Chef Mehmet Gürs of Istanbul’s Mikla restaurant pairs lamb shanks with an eggplant purée that has the unexpected—for Turkey, at least—addition of béchamel and Gruyère cheese, a nod to his classic European training.
Excerpted with permission from Saveur magazine
Feb. 2016, Issue #181
Recipe by Mehmet Gürs
Photo by Christina Holmes
Food Styling by Eugene Jho
Editor-in-Chief Adam Sachs and Test Kitchen Director Stacy Adimando talked with Faith about this recipe in a special fundraising edition of The Food Schmooze®. With a contribution of $5 a month, you can subscribe to Saveur and support The Faith Middleton Food Schmooze® at the same time. We hope you will. Thank you!
- 1/4 cup olive oil
- 6 lamb shanks (about 4-1/4 pounds)
- Kosher salt and freshly ground black pepper
- 1/2 teaspoon whole black peppercorns
- 3 stalks celery minced
- 2 cloves garlic minced
- 2 sprigs rosemary
- 2 sprigs thyme
- 1 bay leaf
- 1 medium yellow onion
- 5 tablespoons tomato paste
- 2 cups red wine
- 1 eggplant (1 pound)
- 2 tablespoons unsalted butter
- 3 tablespoons all-purpose flour
- 1/2 cup whole milk
- 1/4 cup grated Gruyère
- freshly grated nutmeg
- In an 8-qt. saucepan, heat the olive oil over medium-high. Season the lamb shanks with salt and pepper and, working in batches, add to the pot and cook, turning as needed, until golden brown, about 10 minutes. Transfer the shanks to a plate. Add the peppercorns, celery, garlic, rosemary, thyme, bay leaf, and onion to the pot and cook, stirring, until the vegetables begin to brown, about 10 minutes. Stir in the tomato paste and cook until lightly caramelized, 2 to 3 minutes. Pour in the red wine, bring to a boil, and cook until reduced by half, 4 to 5 minutes. Return the shanks to the pot along with 4 cups water and bring to a boil.

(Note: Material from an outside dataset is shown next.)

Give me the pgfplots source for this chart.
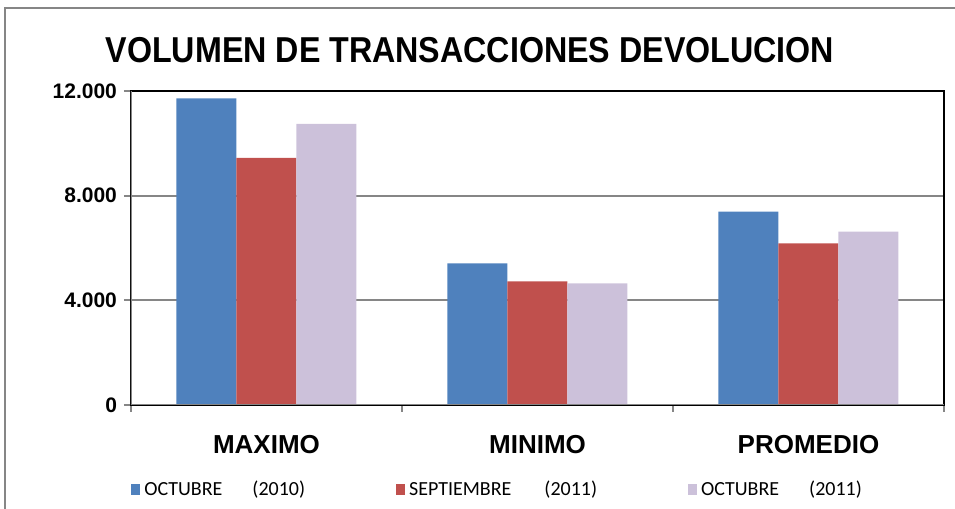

Reduce the heat to maintain a gentle simmer and cook, covered, until the lamb is very tender, 2-1⁄2 to 3 hours.
- Meanwhile, heat the broiler. Using a fork, pierce the eggplant all over, place on a foil-lined baking sheet, and broil, rotating as needed, until the skin blackens and the flesh is tender, 18 to 20 minutes. Peel off and discard the charred skin and discard the seeds. Purée the flesh until smooth.
- In a small saucepan, melt the butter over medium-low heat. Add the flour and cook, whisking, for 2 minutes. Pour in the milk, bring to a boil while whisking, and cook, until the sauce thickens, 2 to 3 minutes. Remove the pan from the heat and stir in the eggplant purée and Gruyère until smooth. Season the sauce with salt, pepper, and nutmeg and scrape into a bowl.
- Uncover the lamb, arrange the shanks on a serving platter, and keep warm. Bring the sauce to a boil and cook until reduced to 1-1⁄2 cups, about 30 minutes. Pour the sauce through a fine sieve into a bowl and discard the solids. Spoon the sauce over the shanks and serve with the eggplant sauce.